At this point, we're ready to create the expression tree. The properties of Polish Notation allow us to just walk the Token List and recursively create the tree nodes (we'll use your BoolExpr
class) as we go:
static BoolExpr Make(ref List<Token>.Enumerator polishNotationTokensEnumerator)
{
if (polishNotationTokensEnumerator.Current.type == Token.TokenType.LITERAL)
{
BoolExpr lit = BoolExpr.CreateBoolVar(polishNotationTokensEnumerator.Current.value);
polishNotationTokensEnumerator.MoveNext();
return lit;
}
else
{
if (polishNotationTokensEnumerator.Current.value == "NOT")
{
polishNotationTokensEnumerator.MoveNext();
BoolExpr operand = Make(ref polishNotationTokensEnumerator);
return BoolExpr.CreateNot(operand);
}
else if (polishNotationTokensEnumerator.Current.value == "AND")
{
polishNotationTokensEnumerator.MoveNext();
BoolExpr left = Make(ref polishNotationTokensEnumerator);
BoolExpr right = Make(ref polishNotationTokensEnumerator);
return BoolExpr.CreateAnd(left, right);
}
else if (polishNotationTokensEnumerator.Current.value == "OR")
{
polishNotationTokensEnumerator.MoveNext();
BoolExpr left = Make(ref polishNotationTokensEnumerator);
BoolExpr right = Make(ref polishNotationTokensEnumerator);
return BoolExpr.CreateOr(left, right);
}
}
return null;
}
Now we're golden! We have the expression tree that represents the expression so we'll ask the user for the actual boolean values of each literal operand and evaluate the root node (which will recursively evaluate the rest of the tree as needed).
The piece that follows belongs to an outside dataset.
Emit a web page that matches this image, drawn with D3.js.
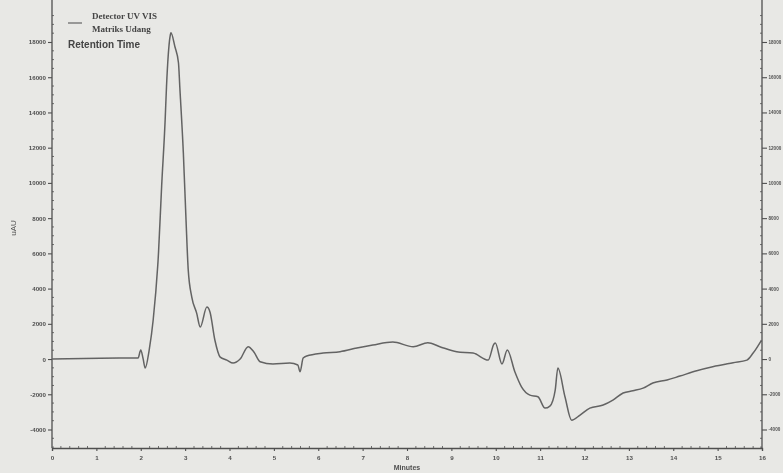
<!DOCTYPE html>
<html>
<head>
<meta charset="utf-8">
<script src="https://cdn.jsdelivr.net/npm/d3@7/dist/d3.min.js"></script>
<style>
  html, body { margin: 0; padding: 0; background: #e8e8e5; overflow: hidden; }
  svg { display: block; }
</style>
</head>
<body>
<script>
// Chromatogram: UV-VIS detector response (uAU) against retention time (minutes)
const retentionTime = [0, 1.08, 1.94, 2.00, 2.05, 2.10, 2.19, 2.28, 2.40, 2.47, 2.55, 2.58, 2.66, 2.68,
  2.77, 2.85, 2.88, 2.96, 3.02, 3.07, 3.15, 3.26, 3.34, 3.49, 3.56, 3.67, 3.79, 3.94, 4.08, 4.24,
  4.42, 4.55, 4.69, 4.98, 5.36, 5.54, 5.59, 5.66, 5.74, 6.11, 6.49, 6.87, 7.23, 7.68, 8.14, 8.47,
  8.74, 9.12, 9.49, 9.83, 9.96, 9.99, 10.14, 10.26, 10.43, 10.58, 10.77, 10.95, 11.11, 11.22, 11.34,
  11.40, 11.56, 11.71, 11.90, 12.12, 12.42, 12.64, 12.87, 13.09, 13.32, 13.54, 13.86, 14.15, 14.53,
  14.89, 15.35, 15.66, 15.80, 15.99];
const response = [0, 50, 60, 510, 60, -510, 510, 2215, 6020, 9770, 13580, 15450, 18300, 18520,
  17730, 16820, 15450, 11700, 7900, 5060, 3520, 2610, 1820, 2950, 2670, 1080, 110, -60, -230, 0,
  700, 400, -150, -280, -230, -340, -720, 60, 170, 340, 415, 625, 795, 965, 700, 925,
  700, 415, 340, -60, 850, 910, -280, 510, -720, -1575, -2045, -2140, -2785, -2670, -1760,
  -510, -2140, -3470, -3180, -2785, -2610, -2330, -1930, -1800, -1650, -1360, -1190, -965, -665,
  -440, -210, -60, 340, 1080];

const yTicks = [-4000, -2000, 0, 2000, 4000, 6000, 8000, 10000, 12000, 14000, 16000, 18000];
const xTicks = d3.range(0, 17);
const legendLines = ["Detector UV VIS", "Matriks Udang"];
const axisTitleX = "Minutes";
const axisTitleY = "uAU";
const chartTitle = "Retention Time";

const W = 783, H = 473;
const plotLeft = 52, plotRight = 762, plotTop = 5, plotBottom = 448;
const ink = "#4f4f4f";
const fmt = d => String(d); // plain hyphen for negatives

const x = d3.scaleLinear().domain([0, 16]).range([plotLeft, plotRight]);
const y = d3.scaleLinear().domain([-5050, 20100]).range([plotBottom, plotTop]);

const svg = d3.select("body").append("svg").attr("width", W).attr("height", H);

const defs = svg.append("defs");
defs.append("filter").attr("id", "soft")
  .append("feGaussianBlur").attr("stdDeviation", 0.45);

svg.append("rect").attr("width", W).attr("height", H).attr("fill", "#e8e8e5");

const g = svg.append("g").attr("filter", "url(#soft)");

// left axis
const yLeft = d3.axisLeft(y).tickValues(yTicks).tickSize(4).tickPadding(2).tickFormat(fmt);
const gl = g.append("g").attr("transform", `translate(${plotLeft},0)`).call(yLeft);
// right axis
const yRight = d3.axisRight(y).tickValues(yTicks).tickSize(5).tickPadding(1.5).tickFormat(fmt);
const gr = g.append("g").attr("transform", `translate(${plotRight},0)`).call(yRight);
// bottom axis
const xAxis = d3.axisBottom(x).tickValues(xTicks).tickSize(3).tickPadding(5).tickFormat(fmt);
const gb = g.append("g").attr("transform", `translate(0,${plotBottom})`).call(xAxis);

[gl, gr, gb].forEach(a => {
  a.select(".domain").attr("stroke", ink).attr("stroke-width", 1.3);
  a.selectAll(".tick line").attr("stroke", ink).attr("stroke-width", 1.1);
  a.selectAll(".tick text").attr("fill", ink).attr("font-family", "Liberation Sans, Arial, sans-serif")
    .attr("font-size", 6.2).attr("font-weight", "bold");
});
gr.selectAll(".tick text").attr("font-size", 4.6);
// vertical axis lines run to the top edge of the frame
gl.select(".domain").attr("d", `M0,0V${plotBottom}`);
gr.select(".domain").attr("d", `M0,0V${plotBottom}`);

// minor ticks
const yMinor = d3.range(-5000, 20001, 500).filter(v => v % 2000 !== 0);
g.append("g").selectAll("line").data(yMinor).join("line")
  .attr("x1", plotLeft).attr("x2", plotLeft + 2).attr("y1", d => y(d)).attr("y2", d => y(d))
  .attr("stroke", ink).attr("stroke-width", 0.8);
g.append("g").selectAll("line").data(yMinor).join("line")
  .attr("x1", plotRight - 2).attr("x2", plotRight).attr("y1", d => y(d)).attr("y2", d => y(d))
  .attr("stroke", ink).attr("stroke-width", 0.8);
const xMinor = d3.range(0, 16.01, 0.2).filter(v => Math.abs(v - Math.round(v)) > 0.01);
g.append("g").selectAll("line").data(xMinor).join("line")
  .attr("x1", d => x(d)).attr("x2", d => x(d)).attr("y1", plotBottom - 2).attr("y2", plotBottom)
  .attr("stroke", ink).attr("stroke-width", 0.8);

// axis titles
g.append("text").attr("x", x(8)).attr("y", 470).attr("text-anchor", "middle")
  .attr("font-family", "Liberation Sans, Arial, sans-serif").attr("font-size", 7).attr("font-weight", "bold")
  .attr("fill", ink).text(axisTitleX);
g.append("text").attr("transform", "translate(16,228) rotate(-90)").attr("text-anchor", "middle")
  .attr("font-family", "Liberation Sans, Arial, sans-serif").attr("font-size", 8)
  .attr("fill", ink).text(axisTitleY);

// trace
const pts = retentionTime.map((t, i) => [t, response[i]]);
const line = d3.line().x(d => x(d[0])).y(d => y(d[1])).curve(d3.curveMonotoneX);
g.append("path").datum(pts).attr("d", line).attr("fill", "none")
  .attr("stroke", "#636363").attr("stroke-width", 1.5).attr("stroke-linejoin", "round");

// legend
g.append("line").attr("x1", 68).attr("x2", 82).attr("y1", 23).attr("y2", 23)
  .attr("stroke", "#636363").attr("stroke-width", 1.2);
g.selectAll(".leg").data(legendLines).join("text").attr("class", "leg")
  .attr("x", 92).attr("y", (d, i) => 19 + i * 13)
  .attr("font-family", "Liberation Serif, Times New Roman, serif").attr("font-size", 9)
  .attr("font-weight", "bold").attr("fill", "#444").text(d => d);
g.append("text").attr("x", 68).attr("y", 48)
  .attr("font-family", "Liberation Sans, Arial, sans-serif").attr("font-size", 10)
  .attr("font-weight", "bold").attr("fill", "#444").text(chartTitle);
</script>
</body>
</html>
My Eval function follows, keep in mind I'd use some polymorphism to make this cleaner if I modified your BoolExpr
class.
static bool Eval(BoolExpr expr)
{
if (expr.IsLeaf())
{
return booleanValues[expr.Lit];
}
if (expr.Op == BoolExpr.BOP.NOT)
{
return !Eval(expr.Left);
}
if (expr.Op == BoolExpr.BOP.OR)
{
return Eval(expr.Left) || Eval(expr.Right);
}
if (expr.Op == BoolExpr.BOP.AND)
{
return Eval(expr.Left) && Eval(expr.Right);
}
throw new ArgumentException();
}
As expected, feeding our test expression ¬((A ∧ B) ∨ C ∨ D)
with values false, true, false, true
for A, B, C, D
respectively yields the result false
.
From the algorithm point of view, to parse an expression, you need one stack.
We use two steps algorithm :
- Lexing
The aim of lexing is to get 'keywords', 'identifiers' and 'separators' :
- A keyword is 'if' 'then' 'else' '(' ')' '/\' '/' etc...
- An identifiers in your case is 'A', 'B', 'C' etc...
- A separator is blank space, tabulation, end of line, end of file, etc...
Lexing consist of using an automata. In lexing you will read your input string char by char. When you encouter a char that is compatible with one of your keyword, identifiers, separators, you start a sequence of char. When you encouter a separators you stop the sequence, look in a dictionnary of the sequence is a keyword (if not it is a identifier); then put the tuple [sequence, keyword or identifier/class] on the stack.
I leave you as exercice the case of small keyword '(' that can be also see as separators.
- Parsing
Parsing is similar to grammar. In your case the only rules to check are comma, and binary operations, and just a simple identifier.
formaly :
expression::
'(' expression ')'
expression /\ expression
expression \/ expression
identifier
This can be write by a recursive function.
First reverse your stack, then:
myParseExpression(stack, myC#ResultObject)
{
if(stack.top = kewyord.'(' )
then myParseOpenComma(all stack but top, myC#ResultObject)
if(stack.top = keyword.'/\')
then myParseBinaryAnd(stack, myC#ResultObject)
}
myParseOpenComma(stack, myC#ResultObject)
{
...
}
myParseBinaryAnd(stack, myC#ResultObject)
{
myNewRigthPartOfExpr = new C#ResultObject
myParseExpression(stack.top, myNewRigthPartOfExpr)
remove top of stack;
myNewLeftPartOfExpr = new C#ResultObject
myParseExpression(stack.top, myNewLeftPartOfExpr)
C#ResultObject.add("AND", myNewRigthPartOfExpr, myNewLeftPartOfExpr)
}
...
There is multiple function that share recursion on each other.
As exercice, try to add the negation.
- Lexing is traditionnally done by a lexer (like lex tool).
- Parsing is traditionnaly done by a parser (like bison tool).
- Tool allow write of thoses function more like I have done in the formaly expression.
Thoses aspect are fundamental of program compilation.
Coding thoses thing will improve you a lot because it is hard and fundamental.